**What the task asks**: From the entries that follow, reproduce exactly and only the lines from the line with "Reproduce this chart" to the line with "-40, -45, -50];", endpoints included.

**Extracted entries**:
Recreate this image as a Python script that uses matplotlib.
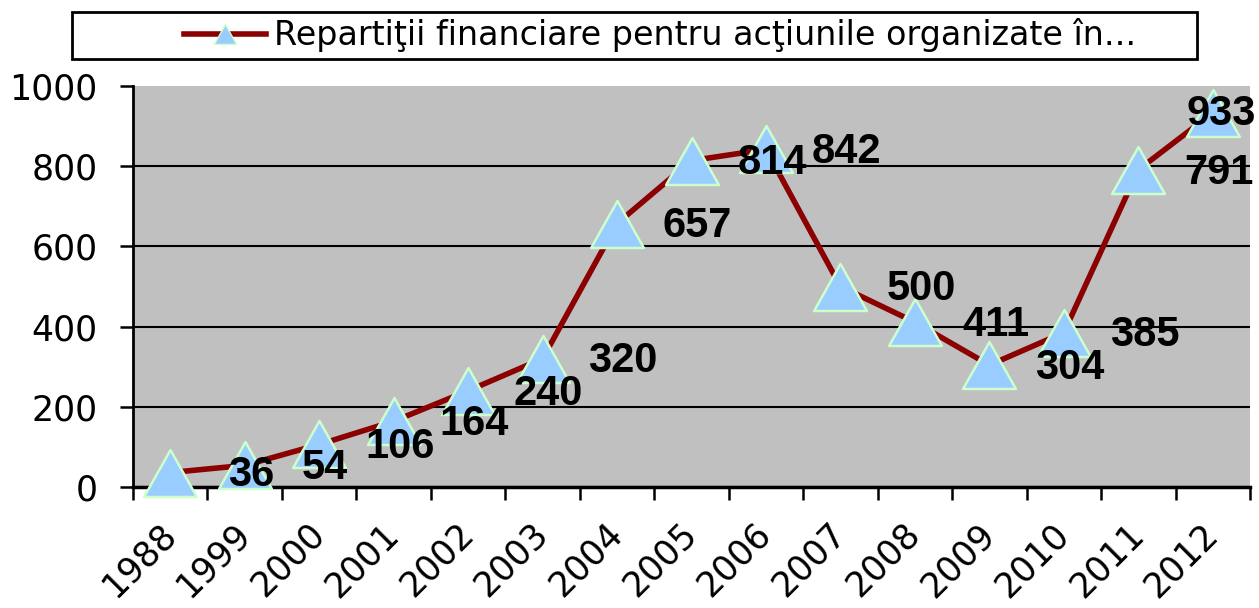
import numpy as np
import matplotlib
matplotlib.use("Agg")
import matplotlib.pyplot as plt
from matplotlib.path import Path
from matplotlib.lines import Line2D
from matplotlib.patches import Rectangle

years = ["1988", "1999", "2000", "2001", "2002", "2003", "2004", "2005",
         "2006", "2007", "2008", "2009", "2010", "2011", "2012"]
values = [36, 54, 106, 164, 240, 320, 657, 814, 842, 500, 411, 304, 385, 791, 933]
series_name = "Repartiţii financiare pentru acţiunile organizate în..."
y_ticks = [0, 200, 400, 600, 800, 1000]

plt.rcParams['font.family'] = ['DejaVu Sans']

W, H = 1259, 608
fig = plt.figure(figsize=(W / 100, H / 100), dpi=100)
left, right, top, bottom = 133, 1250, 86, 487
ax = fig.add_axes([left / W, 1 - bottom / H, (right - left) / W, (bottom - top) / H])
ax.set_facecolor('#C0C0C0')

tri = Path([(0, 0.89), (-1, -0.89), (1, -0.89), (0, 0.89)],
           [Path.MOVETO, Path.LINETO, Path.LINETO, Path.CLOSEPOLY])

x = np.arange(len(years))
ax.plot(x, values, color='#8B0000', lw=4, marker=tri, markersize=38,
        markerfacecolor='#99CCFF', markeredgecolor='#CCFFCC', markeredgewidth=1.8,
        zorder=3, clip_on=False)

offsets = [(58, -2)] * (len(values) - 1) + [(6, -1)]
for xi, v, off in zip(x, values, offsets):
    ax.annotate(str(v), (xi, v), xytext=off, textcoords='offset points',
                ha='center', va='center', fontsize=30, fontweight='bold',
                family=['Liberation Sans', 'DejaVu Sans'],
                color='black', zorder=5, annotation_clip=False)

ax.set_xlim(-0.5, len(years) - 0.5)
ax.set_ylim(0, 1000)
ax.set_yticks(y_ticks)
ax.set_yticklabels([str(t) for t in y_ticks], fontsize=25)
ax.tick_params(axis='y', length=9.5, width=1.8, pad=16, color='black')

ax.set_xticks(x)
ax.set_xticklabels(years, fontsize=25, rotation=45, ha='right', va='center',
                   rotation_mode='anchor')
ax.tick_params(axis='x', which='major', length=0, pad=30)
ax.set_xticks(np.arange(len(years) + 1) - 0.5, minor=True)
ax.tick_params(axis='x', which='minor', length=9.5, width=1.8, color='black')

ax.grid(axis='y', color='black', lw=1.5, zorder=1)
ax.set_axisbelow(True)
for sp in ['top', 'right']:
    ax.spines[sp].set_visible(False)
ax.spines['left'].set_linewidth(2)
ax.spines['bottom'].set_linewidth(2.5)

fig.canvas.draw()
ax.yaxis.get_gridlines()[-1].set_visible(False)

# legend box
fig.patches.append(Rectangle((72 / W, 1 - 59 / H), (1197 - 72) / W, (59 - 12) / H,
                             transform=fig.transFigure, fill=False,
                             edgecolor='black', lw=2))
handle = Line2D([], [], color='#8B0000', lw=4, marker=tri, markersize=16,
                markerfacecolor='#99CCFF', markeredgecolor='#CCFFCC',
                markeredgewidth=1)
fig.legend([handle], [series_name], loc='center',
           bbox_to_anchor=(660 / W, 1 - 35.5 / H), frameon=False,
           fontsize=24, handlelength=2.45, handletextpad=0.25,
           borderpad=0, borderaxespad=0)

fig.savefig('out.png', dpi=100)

--

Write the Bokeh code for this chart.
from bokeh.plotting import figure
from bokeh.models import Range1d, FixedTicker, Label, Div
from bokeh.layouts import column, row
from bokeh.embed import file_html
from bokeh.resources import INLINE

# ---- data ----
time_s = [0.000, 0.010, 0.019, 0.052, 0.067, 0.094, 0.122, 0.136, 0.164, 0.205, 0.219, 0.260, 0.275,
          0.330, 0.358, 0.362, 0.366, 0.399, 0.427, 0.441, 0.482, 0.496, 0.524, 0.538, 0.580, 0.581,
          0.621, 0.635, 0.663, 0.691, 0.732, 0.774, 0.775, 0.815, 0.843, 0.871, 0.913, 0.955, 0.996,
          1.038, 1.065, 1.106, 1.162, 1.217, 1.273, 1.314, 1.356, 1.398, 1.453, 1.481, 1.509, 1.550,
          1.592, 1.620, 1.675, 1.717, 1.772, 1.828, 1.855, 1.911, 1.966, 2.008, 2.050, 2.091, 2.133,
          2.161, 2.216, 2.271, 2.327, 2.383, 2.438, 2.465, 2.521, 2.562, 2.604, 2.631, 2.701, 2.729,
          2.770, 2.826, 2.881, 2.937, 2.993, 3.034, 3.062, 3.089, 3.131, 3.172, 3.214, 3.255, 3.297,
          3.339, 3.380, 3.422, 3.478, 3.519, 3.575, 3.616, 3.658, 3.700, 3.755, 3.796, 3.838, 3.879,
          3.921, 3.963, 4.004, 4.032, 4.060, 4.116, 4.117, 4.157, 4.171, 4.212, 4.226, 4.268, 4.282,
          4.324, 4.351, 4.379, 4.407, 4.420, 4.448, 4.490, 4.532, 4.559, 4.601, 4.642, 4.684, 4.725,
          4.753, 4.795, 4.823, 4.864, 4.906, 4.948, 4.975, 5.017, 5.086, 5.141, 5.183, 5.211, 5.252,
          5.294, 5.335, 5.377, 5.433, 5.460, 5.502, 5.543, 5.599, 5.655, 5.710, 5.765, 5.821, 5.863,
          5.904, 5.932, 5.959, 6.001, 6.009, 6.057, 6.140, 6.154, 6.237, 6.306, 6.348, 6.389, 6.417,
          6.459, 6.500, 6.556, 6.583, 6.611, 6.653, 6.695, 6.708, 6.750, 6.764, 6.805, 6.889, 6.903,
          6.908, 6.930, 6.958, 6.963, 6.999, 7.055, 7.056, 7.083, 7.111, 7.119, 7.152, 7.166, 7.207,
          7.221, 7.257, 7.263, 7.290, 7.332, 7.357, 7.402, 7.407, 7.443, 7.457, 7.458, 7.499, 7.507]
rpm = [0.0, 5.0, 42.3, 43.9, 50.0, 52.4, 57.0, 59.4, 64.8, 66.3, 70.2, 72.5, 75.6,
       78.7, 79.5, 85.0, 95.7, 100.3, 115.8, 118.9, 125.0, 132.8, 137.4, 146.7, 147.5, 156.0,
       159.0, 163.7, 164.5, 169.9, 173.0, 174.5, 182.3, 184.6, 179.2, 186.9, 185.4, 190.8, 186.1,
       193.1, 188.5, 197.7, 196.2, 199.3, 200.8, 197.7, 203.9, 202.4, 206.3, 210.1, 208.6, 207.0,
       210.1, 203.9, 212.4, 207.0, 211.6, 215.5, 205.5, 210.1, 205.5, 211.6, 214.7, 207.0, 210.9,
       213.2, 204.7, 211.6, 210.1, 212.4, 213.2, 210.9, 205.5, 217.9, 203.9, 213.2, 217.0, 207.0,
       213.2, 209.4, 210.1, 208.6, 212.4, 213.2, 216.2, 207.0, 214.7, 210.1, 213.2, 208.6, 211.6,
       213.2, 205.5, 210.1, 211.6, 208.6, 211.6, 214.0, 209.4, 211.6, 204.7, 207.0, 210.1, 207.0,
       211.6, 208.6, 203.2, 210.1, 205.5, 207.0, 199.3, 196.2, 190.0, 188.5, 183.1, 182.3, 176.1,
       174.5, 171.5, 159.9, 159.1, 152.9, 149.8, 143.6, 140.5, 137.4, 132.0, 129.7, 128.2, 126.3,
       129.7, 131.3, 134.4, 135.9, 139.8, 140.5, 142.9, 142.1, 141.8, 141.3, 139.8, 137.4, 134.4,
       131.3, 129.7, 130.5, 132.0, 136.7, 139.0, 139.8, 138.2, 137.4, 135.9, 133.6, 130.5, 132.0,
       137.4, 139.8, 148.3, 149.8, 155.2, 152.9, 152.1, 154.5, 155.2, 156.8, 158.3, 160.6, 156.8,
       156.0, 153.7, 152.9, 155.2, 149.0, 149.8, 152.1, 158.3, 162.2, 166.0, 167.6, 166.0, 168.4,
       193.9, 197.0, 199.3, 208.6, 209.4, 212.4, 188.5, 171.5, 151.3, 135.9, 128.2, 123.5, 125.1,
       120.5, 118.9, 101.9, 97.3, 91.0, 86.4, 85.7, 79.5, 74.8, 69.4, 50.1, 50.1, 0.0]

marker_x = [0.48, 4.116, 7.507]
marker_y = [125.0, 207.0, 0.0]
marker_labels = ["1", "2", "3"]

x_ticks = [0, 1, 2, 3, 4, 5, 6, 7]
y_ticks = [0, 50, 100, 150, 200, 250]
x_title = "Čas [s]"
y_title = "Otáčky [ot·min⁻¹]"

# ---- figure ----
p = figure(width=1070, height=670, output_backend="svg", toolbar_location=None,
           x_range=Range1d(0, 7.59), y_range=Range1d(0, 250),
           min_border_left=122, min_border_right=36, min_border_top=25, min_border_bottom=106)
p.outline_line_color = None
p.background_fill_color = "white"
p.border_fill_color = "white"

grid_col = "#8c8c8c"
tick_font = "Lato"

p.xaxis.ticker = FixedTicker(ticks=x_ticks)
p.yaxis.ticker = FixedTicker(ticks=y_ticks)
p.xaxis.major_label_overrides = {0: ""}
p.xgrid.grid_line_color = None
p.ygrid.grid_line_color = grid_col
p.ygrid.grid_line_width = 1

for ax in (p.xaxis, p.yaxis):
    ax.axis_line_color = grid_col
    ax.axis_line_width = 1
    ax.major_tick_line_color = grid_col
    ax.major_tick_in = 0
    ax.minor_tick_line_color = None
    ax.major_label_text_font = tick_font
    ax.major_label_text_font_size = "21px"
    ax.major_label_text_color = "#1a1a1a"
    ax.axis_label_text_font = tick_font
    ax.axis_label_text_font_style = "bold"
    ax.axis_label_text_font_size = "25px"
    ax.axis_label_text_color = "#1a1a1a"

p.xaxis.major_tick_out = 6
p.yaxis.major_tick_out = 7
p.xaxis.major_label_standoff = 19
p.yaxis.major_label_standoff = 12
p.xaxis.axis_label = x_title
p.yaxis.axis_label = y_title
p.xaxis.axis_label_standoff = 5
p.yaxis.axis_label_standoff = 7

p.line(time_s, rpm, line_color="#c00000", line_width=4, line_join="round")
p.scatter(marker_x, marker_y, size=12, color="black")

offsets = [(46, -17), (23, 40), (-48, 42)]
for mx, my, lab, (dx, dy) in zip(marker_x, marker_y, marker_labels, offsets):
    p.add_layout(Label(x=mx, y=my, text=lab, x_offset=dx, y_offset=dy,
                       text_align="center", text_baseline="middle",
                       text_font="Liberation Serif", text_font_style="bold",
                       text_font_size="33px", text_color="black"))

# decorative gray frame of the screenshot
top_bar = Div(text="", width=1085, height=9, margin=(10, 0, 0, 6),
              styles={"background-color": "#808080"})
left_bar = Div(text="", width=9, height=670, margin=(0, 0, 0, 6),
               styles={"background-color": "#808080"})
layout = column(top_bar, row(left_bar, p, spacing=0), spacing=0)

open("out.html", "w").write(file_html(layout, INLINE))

...

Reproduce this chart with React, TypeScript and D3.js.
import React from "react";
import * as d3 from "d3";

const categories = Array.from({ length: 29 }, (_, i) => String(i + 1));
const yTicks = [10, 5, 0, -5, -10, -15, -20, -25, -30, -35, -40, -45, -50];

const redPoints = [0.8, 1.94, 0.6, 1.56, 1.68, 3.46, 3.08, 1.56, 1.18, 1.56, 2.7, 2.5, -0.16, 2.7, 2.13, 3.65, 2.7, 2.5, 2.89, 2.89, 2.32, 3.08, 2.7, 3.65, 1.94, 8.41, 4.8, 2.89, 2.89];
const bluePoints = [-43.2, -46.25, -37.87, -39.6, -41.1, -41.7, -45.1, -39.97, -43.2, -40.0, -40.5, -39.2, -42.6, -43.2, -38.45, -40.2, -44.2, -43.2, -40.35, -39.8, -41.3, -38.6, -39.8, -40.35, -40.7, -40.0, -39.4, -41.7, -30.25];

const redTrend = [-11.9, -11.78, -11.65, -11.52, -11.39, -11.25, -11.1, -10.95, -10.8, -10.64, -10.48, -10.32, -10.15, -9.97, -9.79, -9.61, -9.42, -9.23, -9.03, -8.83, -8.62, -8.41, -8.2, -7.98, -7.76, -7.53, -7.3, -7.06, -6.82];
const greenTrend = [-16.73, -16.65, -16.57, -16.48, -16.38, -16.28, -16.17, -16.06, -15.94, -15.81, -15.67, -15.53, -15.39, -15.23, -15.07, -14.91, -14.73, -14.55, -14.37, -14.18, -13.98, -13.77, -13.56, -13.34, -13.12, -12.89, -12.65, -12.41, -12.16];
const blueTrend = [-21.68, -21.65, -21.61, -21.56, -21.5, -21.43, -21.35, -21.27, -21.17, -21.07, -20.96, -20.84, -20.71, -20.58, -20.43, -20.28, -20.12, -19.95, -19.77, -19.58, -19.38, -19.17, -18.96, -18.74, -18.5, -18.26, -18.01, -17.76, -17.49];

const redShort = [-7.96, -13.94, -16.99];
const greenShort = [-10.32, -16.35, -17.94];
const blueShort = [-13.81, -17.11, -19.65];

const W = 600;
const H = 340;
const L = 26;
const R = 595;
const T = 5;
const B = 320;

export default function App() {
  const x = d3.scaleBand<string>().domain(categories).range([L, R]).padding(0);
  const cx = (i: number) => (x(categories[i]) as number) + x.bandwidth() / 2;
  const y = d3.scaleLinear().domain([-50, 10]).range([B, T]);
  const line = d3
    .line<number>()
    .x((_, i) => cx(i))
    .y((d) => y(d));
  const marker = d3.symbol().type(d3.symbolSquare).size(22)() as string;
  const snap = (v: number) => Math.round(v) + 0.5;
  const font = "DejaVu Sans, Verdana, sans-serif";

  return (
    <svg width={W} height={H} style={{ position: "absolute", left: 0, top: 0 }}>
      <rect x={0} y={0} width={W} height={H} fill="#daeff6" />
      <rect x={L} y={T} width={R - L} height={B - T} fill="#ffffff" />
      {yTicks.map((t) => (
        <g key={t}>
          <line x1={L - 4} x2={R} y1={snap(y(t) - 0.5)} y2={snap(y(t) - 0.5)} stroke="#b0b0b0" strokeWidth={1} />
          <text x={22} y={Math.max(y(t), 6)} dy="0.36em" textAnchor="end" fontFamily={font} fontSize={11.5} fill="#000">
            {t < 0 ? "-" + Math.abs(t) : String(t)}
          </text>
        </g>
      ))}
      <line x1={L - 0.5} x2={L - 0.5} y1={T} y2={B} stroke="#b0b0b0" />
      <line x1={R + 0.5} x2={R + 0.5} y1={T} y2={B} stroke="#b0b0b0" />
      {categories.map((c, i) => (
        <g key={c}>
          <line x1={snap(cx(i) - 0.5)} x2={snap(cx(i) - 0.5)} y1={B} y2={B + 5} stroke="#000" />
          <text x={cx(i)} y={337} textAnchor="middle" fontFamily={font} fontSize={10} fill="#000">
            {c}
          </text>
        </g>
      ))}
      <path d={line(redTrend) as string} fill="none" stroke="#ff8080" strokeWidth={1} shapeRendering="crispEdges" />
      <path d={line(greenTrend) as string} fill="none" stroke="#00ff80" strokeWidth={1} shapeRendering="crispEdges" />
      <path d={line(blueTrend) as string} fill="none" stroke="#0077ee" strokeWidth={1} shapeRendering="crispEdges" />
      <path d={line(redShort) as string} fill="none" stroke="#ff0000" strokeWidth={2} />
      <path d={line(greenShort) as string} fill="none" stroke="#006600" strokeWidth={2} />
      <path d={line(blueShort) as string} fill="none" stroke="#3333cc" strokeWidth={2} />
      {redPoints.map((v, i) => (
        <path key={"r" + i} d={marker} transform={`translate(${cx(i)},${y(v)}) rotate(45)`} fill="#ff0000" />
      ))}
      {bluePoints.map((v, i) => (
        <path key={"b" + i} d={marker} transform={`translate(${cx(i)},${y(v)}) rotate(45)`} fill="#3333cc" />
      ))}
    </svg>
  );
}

**Exercise answer**:
Reproduce this chart with React, TypeScript and D3.js.
import React from "react";
import * as d3 from "d3";

const categories = Array.from({ length: 29 }, (_, i) => String(i + 1));
const yTicks = [10, 5, 0, -5, -10, -15, -20, -25, -30, -35, -40, -45, -50];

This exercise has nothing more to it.